Abstract

We consider the problem of robust detection of a spread-spectrum (SS) signal in the presence of unknown correlated SS interference and additive non-Gaussian noise. The proposed general SS receiver structure is comprised by a vector of adaptive chip-based nonlinearities followed by an adaptive linear tap-weight filter and combines the relative merits of both nonlinear and linear signal processing. The novel characteristics of our approach are as follows. First, the nonlinear receiver front-end adapts itself to the unknown prevailing noise environment providing robust performance for a wide range of underlying noise distributions.

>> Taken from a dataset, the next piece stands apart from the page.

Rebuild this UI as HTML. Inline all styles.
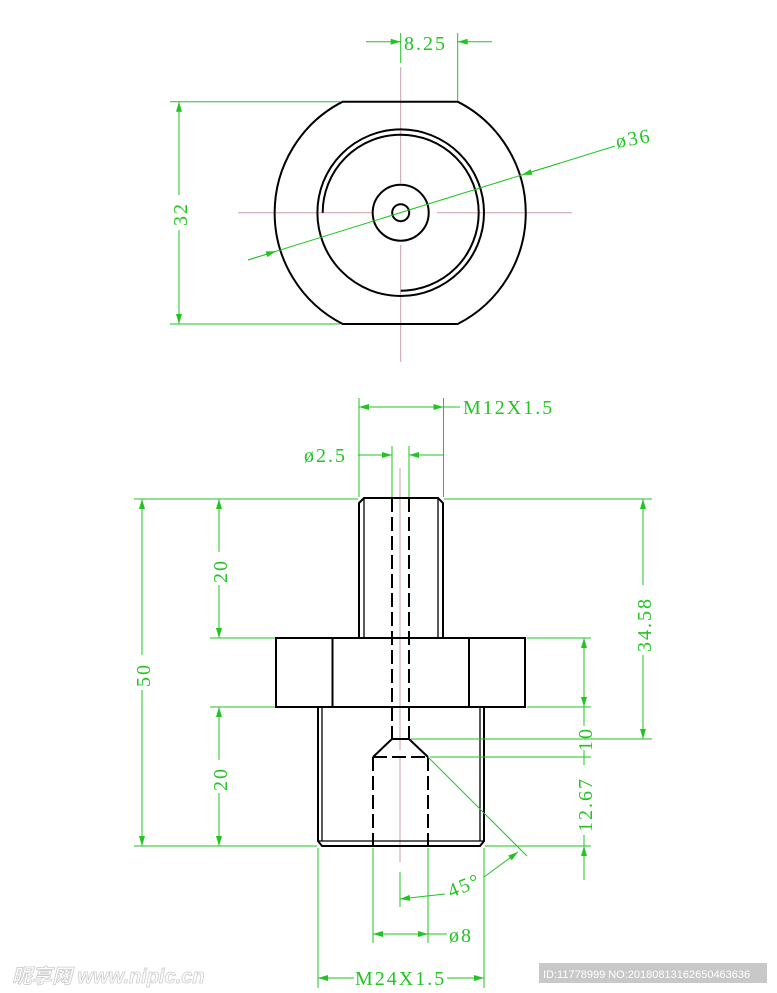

Second, the adaptive linear tap-weight filter that follows the nonlinearly processed chip samples results in a receiver that is proven to be effective in combating SS interference as well. To determine the receiver parameters, we propose, develop, and study three adaptive schemes under a joint mean-square error (MSE), or a joint bit-error-rate (BER), or a joint MSE-BER optimization criterion. As a side result, we derive the optimum decision fusion filter for receivers that utilize hard-limiting (sign) chip nonlinearities. Numerical and simulation results demonstrate the performance of the proposed schemes and offer comparisons with the conventional matched-filter (MF), the decorrelator, the conventional minimum-variance-distortionless-response (MVDR) filter, and the sign-majority vote receiver.